I, __________, am a twentysomething and I am exploring.
Or I’m lost?
I’m not sure which one.
I brought supplies. I prepared. I thought I knew the way, but I think I took a left when maybe it was supposed to be a right?
Or a left, then a right, then a left? Or right, right, left…oh I dunno.
Nothing looks familiar. The birds circling above me seem to be growing in numbers. And I’m scared, to be honest. Actually, I think FREAKED OUT would be more accurate.
I don’t have a map, my mom, Pocahontas, or a furry little animal to show me the way back home.
But wait, where’s home? What’s home?
That’s why I went exploring in the first place — to find that place where I could unpack my clothes and start my life. How can I go back to something that I set out to discover? How can I go back to something that no longer exists?
Home is the new world. I will find it or die trying.
OK, not really die trying. That sounded dramatic so I wrote it.
No, really, I was dying waiting.
I was dying when my nights were spent exploring Netflix hoping to discover some B movie to forget about my D + life.
Sure I’m scared now.

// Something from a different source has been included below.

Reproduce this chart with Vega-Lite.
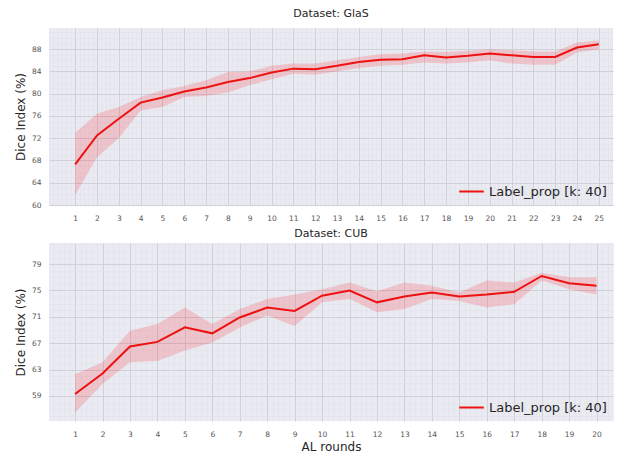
{
  "$schema": "https://vega.github.io/schema/vega-lite/v6.json",
  "padding": {"left": 14, "top": 8, "right": 3, "bottom": 0},
  "spacing": 6,
  "datasets": {
    "glas": [
      {"round": 1, "mean": 67.3, "lo": 61.8, "hi": 73.0, "series": "Label_prop [k: 40]"},
      {"round": 2, "mean": 72.5, "lo": 68.6, "hi": 76.4, "series": "Label_prop [k: 40]"},
      {"round": 3, "mean": 75.5, "lo": 72.0, "hi": 77.6, "series": "Label_prop [k: 40]"},
      {"round": 4, "mean": 78.4, "lo": 77.0, "hi": 79.4, "series": "Label_prop [k: 40]"},
      {"round": 5, "mean": 79.3, "lo": 77.6, "hi": 80.6, "series": "Label_prop [k: 40]"},
      {"round": 6, "mean": 80.4, "lo": 79.4, "hi": 81.4, "series": "Label_prop [k: 40]"},
      {"round": 7, "mean": 81.1, "lo": 79.6, "hi": 82.4, "series": "Label_prop [k: 40]"},
      {"round": 8, "mean": 82.1, "lo": 80.2, "hi": 83.9, "series": "Label_prop [k: 40]"},
      {"round": 9, "mean": 82.8, "lo": 81.5, "hi": 84.0, "series": "Label_prop [k: 40]"},
      {"round": 10, "mean": 83.8, "lo": 82.6, "hi": 85.0, "series": "Label_prop [k: 40]"},
      {"round": 11, "mean": 84.5, "lo": 83.6, "hi": 85.4, "series": "Label_prop [k: 40]"},
      {"round": 12, "mean": 84.4, "lo": 83.4, "hi": 85.4, "series": "Label_prop [k: 40]"},
      {"round": 13, "mean": 85.0, "lo": 84.0, "hi": 86.0, "series": "Label_prop [k: 40]"},
      {"round": 14, "mean": 85.7, "lo": 84.6, "hi": 86.6, "series": "Label_prop [k: 40]"},
      {"round": 15, "mean": 86.1, "lo": 85.0, "hi": 87.1, "series": "Label_prop [k: 40]"},
      {"round": 16, "mean": 86.2, "lo": 85.2, "hi": 87.2, "series": "Label_prop [k: 40]"},
      {"round": 17, "mean": 86.9, "lo": 85.6, "hi": 87.6, "series": "Label_prop [k: 40]"},
      {"round": 18, "mean": 86.5, "lo": 85.4, "hi": 87.5, "series": "Label_prop [k: 40]"},
      {"round": 19, "mean": 86.8, "lo": 85.6, "hi": 87.7, "series": "Label_prop [k: 40]"},
      {"round": 20, "mean": 87.2, "lo": 86.0, "hi": 88.0, "series": "Label_prop [k: 40]"},
      {"round": 21, "mean": 86.9, "lo": 85.4, "hi": 87.8, "series": "Label_prop [k: 40]"},
      {"round": 22, "mean": 86.6, "lo": 85.2, "hi": 87.6, "series": "Label_prop [k: 40]"},
      {"round": 23, "mean": 86.6, "lo": 85.2, "hi": 87.6, "series": "Label_prop [k: 40]"},
      {"round": 24, "mean": 88.3, "lo": 87.4, "hi": 89.2, "series": "Label_prop [k: 40]"},
      {"round": 25, "mean": 88.9, "lo": 88.0, "hi": 89.6, "series": "Label_prop [k: 40]"}
    ],
    "cub": [
      {"round": 1, "mean": 59.3, "lo": 56.5, "hi": 62.3, "series": "Label_prop [k: 40]"},
      {"round": 2, "mean": 62.4, "lo": 60.8, "hi": 64.1, "series": "Label_prop [k: 40]"},
      {"round": 3, "mean": 66.5, "lo": 64.1, "hi": 68.9, "series": "Label_prop [k: 40]"},
      {"round": 4, "mean": 67.2, "lo": 64.3, "hi": 69.9, "series": "Label_prop [k: 40]"},
      {"round": 5, "mean": 69.4, "lo": 65.9, "hi": 72.4, "series": "Label_prop [k: 40]"},
      {"round": 6, "mean": 68.5, "lo": 67.1, "hi": 69.9, "series": "Label_prop [k: 40]"},
      {"round": 7, "mean": 70.9, "lo": 69.4, "hi": 72.2, "series": "Label_prop [k: 40]"},
      {"round": 8, "mean": 72.4, "lo": 71.2, "hi": 73.7, "series": "Label_prop [k: 40]"},
      {"round": 9, "mean": 71.9, "lo": 69.6, "hi": 74.4, "series": "Label_prop [k: 40]"},
      {"round": 10, "mean": 74.2, "lo": 73.2, "hi": 75.2, "series": "Label_prop [k: 40]"},
      {"round": 11, "mean": 75.0, "lo": 73.7, "hi": 76.2, "series": "Label_prop [k: 40]"},
      {"round": 12, "mean": 73.2, "lo": 71.7, "hi": 74.9, "series": "Label_prop [k: 40]"},
      {"round": 13, "mean": 74.1, "lo": 72.2, "hi": 76.2, "series": "Label_prop [k: 40]"},
      {"round": 14, "mean": 74.7, "lo": 73.7, "hi": 75.7, "series": "Label_prop [k: 40]"},
      {"round": 15, "mean": 74.1, "lo": 73.4, "hi": 74.7, "series": "Label_prop [k: 40]"},
      {"round": 16, "mean": 74.4, "lo": 72.4, "hi": 76.5, "series": "Label_prop [k: 40]"},
      {"round": 17, "mean": 74.8, "lo": 72.9, "hi": 76.2, "series": "Label_prop [k: 40]"},
      {"round": 18, "mean": 77.2, "lo": 76.5, "hi": 77.7, "series": "Label_prop [k: 40]"},
      {"round": 19, "mean": 76.1, "lo": 75.2, "hi": 77.0, "series": "Label_prop [k: 40]"},
      {"round": 20, "mean": 75.7, "lo": 74.4, "hi": 77.0, "series": "Label_prop [k: 40]"}
    ]
  },
  "vconcat": [
    {
      "width": 564,
      "height": 177,
      "title": {"text": "Dataset: GlaS", "fontSize": 11, "fontWeight": "normal", "offset": 9, "color": "#262626"},
      "data": {"name": "glas"},
      "layer": [
        {
          "mark": {"type": "area", "color": "red", "opacity": 0.16},
          "encoding": {
            "x": {"field": "round", "type": "quantitative", "scale": {"domain": [-0.2, 25.65], "nice": false, "zero": false},
                  "axis": {"orient": "top", "tickCount": 130, "labels": false, "ticks": false, "domain": false, "title": null, "grid": true, "gridColor": "#e0e0e8", "gridWidth": 0.5}},
            "y": {"field": "lo", "type": "quantitative", "scale": {"domain": [60, 91.8], "nice": false, "zero": false},
                  "axis": {"orient": "right", "tickCount": 32, "labels": false, "ticks": false, "domain": false, "title": null, "grid": true, "gridColor": "#e0e0e8", "gridWidth": 0.5}},
            "y2": {"field": "hi"}
          }
        },
        {
          "mark": {"type": "line", "strokeWidth": 2},
          "encoding": {
            "x": {"field": "round", "type": "quantitative",
                  "axis": {"orient": "bottom", "values": [1,2,3,4,5,6,7,8,9,10,11,12,13,14,15,16,17,18,19,20,21,22,23,24,25], "title": null, "grid": true, "gridColor": "#d0d0d9", "gridWidth": 1}},
            "y": {"field": "mean", "type": "quantitative",
                  "axis": {"orient": "left", "values": [60,64,68,72,76,80,84,88], "title": "Dice Index (%)", "grid": true, "gridColor": "#d0d0d9", "gridWidth": 1}},
            "color": {"field": "series", "type": "nominal", "scale": {"range": ["#ee1111"]},
                      "legend": {"title": null, "orient": "bottom-right", "offset": 6, "symbolType": "stroke", "symbolStrokeWidth": 2, "symbolSize": 600, "labelFontSize": 13, "labelColor": "#262626"}}
          }
        }
      ],
      "resolve": {"axis": {"x": "independent", "y": "independent"}}
    },
    {
      "width": 564,
      "height": 178,
      "title": {"text": "Dataset: CUB", "fontSize": 11, "fontWeight": "normal", "offset": 4, "color": "#262626"},
      "data": {"name": "cub"},
      "layer": [
        {
          "mark": {"type": "area", "color": "red", "opacity": 0.16},
          "encoding": {
            "x": {"field": "round", "type": "quantitative", "scale": {"domain": [0.05, 20.6], "nice": false, "zero": false},
                  "axis": {"orient": "top", "tickCount": 103, "labels": false, "ticks": false, "domain": false, "title": null, "grid": true, "gridColor": "#e0e0e8", "gridWidth": 0.5}},
            "y": {"field": "lo", "type": "quantitative", "scale": {"domain": [55.2, 82.2], "nice": false, "zero": false},
                  "axis": {"orient": "right", "tickCount": 27, "labels": false, "ticks": false, "domain": false, "title": null, "grid": true, "gridColor": "#e0e0e8", "gridWidth": 0.5}},
            "y2": {"field": "hi"}
          }
        },
        {
          "mark": {"type": "line", "strokeWidth": 2},
          "encoding": {
            "x": {"field": "round", "type": "quantitative",
                  "axis": {"orient": "bottom", "values": [1,2,3,4,5,6,7,8,9,10,11,12,13,14,15,16,17,18,19,20], "title": "AL rounds", "grid": true, "gridColor": "#d0d0d9", "gridWidth": 1}},
            "y": {"field": "mean", "type": "quantitative",
                  "axis": {"orient": "left", "values": [55,59,63,67,71,75,79], "title": "Dice Index (%)", "grid": true, "gridColor": "#d0d0d9", "gridWidth": 1}},
            "color": {"field": "series", "type": "nominal", "scale": {"range": ["#ee1111"]},
                      "legend": {"title": null, "orient": "bottom-right", "offset": 6, "symbolType": "stroke", "symbolStrokeWidth": 2, "symbolSize": 600, "labelFontSize": 13, "labelColor": "#262626"}}
          }
        }
      ],
      "resolve": {"axis": {"x": "independent", "y": "independent"}}
    }
  ],
  "resolve": {"scale": {"color": "independent"}},
  "config": {
    "font": "DejaVu Sans",
    "view": {"fill": "#eaeaf2", "stroke": null},
    "axis": {"labelFontSize": 7.5, "labelColor": "#555555", "ticks": false, "domain": false, "labelPadding": 8, "titleFontSize": 12, "titleFontWeight": "normal", "titleColor": "#262626", "titlePadding": 4},
    "axisBottom": {"labelPadding": 9, "titlePadding": 4}
  }
}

More than ever. But I’m also alive now too. I have a certain focus. A certain kind of adrenaline and drive fueling me, compelling me to keep going.
Yeah, I’m lost. But that was the point. Being lost might be the exact spot that I will be found.
You have to get lost to explore.
Explorers get lost on purpose, with purpose. Explorers only find something greater if they first lose site of the familiar.
I will not wait here. I will not hesitate. When morning comes I will move forward. All explorers have to get lost. That’s when they make their biggest discoveries.
I, __________, am a twentysomething and I am an explorer.
Is there anyone out here exploring too?